Carl only has one eye. But that doesn't bother him.

The laidback cyclops stars in "What is Bothering Carl?", a new interactive book written — and programmed — by Andy Hull '03, the founder of Story Fort, a children's learning software company.

The former Herald cartoonist, who founded Story Fort shortly after his five-year college reunion last year, said, "I went to the reunion and saw everyone doing cool stuff, and I thought, ‘It's time for me to try it.'"

After working at Melissa and Doug, a children's toy company, for five years, he realized he loved working in the children's entertainment industry but wanted to add his own spin — more "zaniness" — to it, he said.

In Hull's new book, the reader follows Carl, a young cyclops, through 19 illustrated scenes to find out what is annoying him. Each "page" contains hidden features the reader can click on to explore the scene. Hull's book also features narration by the author, music videos and games, and is geared toward children between three and six.

The innovative book was recently chosen as one of the ten finalists in this year's PAX10, a competition sponsored by the Penny Arcade Expo, an independent game festival.

Hull said the acclaim surprised him because his book is a step away from the usual computer and video games that dominate the show. Blogging moms have also praised the book for its educational content and fun interactive features.

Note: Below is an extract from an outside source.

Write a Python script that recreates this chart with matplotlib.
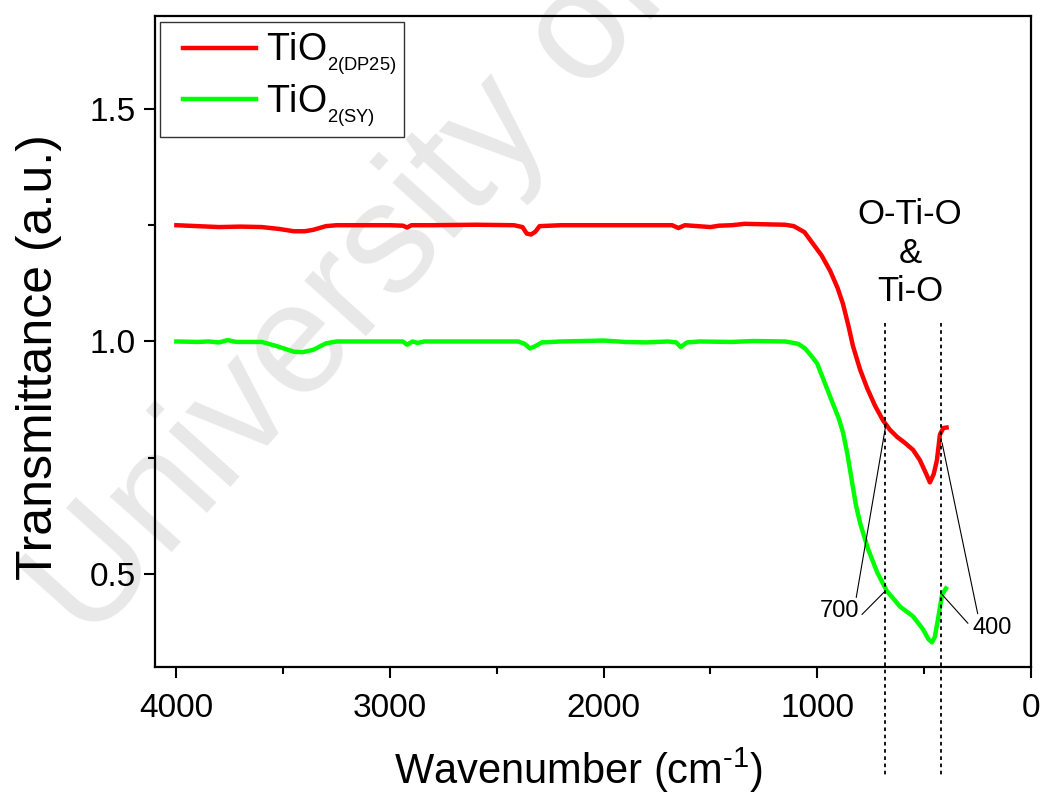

But Hull said he has struggled to convince parents and publishers, accustomed to traditional, tangible children's books, about the merits of his digital venture. The publishers he has met with were not sure how to distribute the content, he said. 

Still, the winds seem to be changing. In 2006, the MacArthur Foundation began a $50-million digital media and learning initiative to further explore and support this emerging field. Some schools are also incorporating more computer games into their curricula, and Quest to Learn, a new public school in New York that uses a computer game-like program as its primary teaching tool, opened its doors this month.

Hull and Story Fort's next few steps are up in the air. He is working with other authors to get their work on his platform, programming for a console game and developing a more marketable traditional computer game.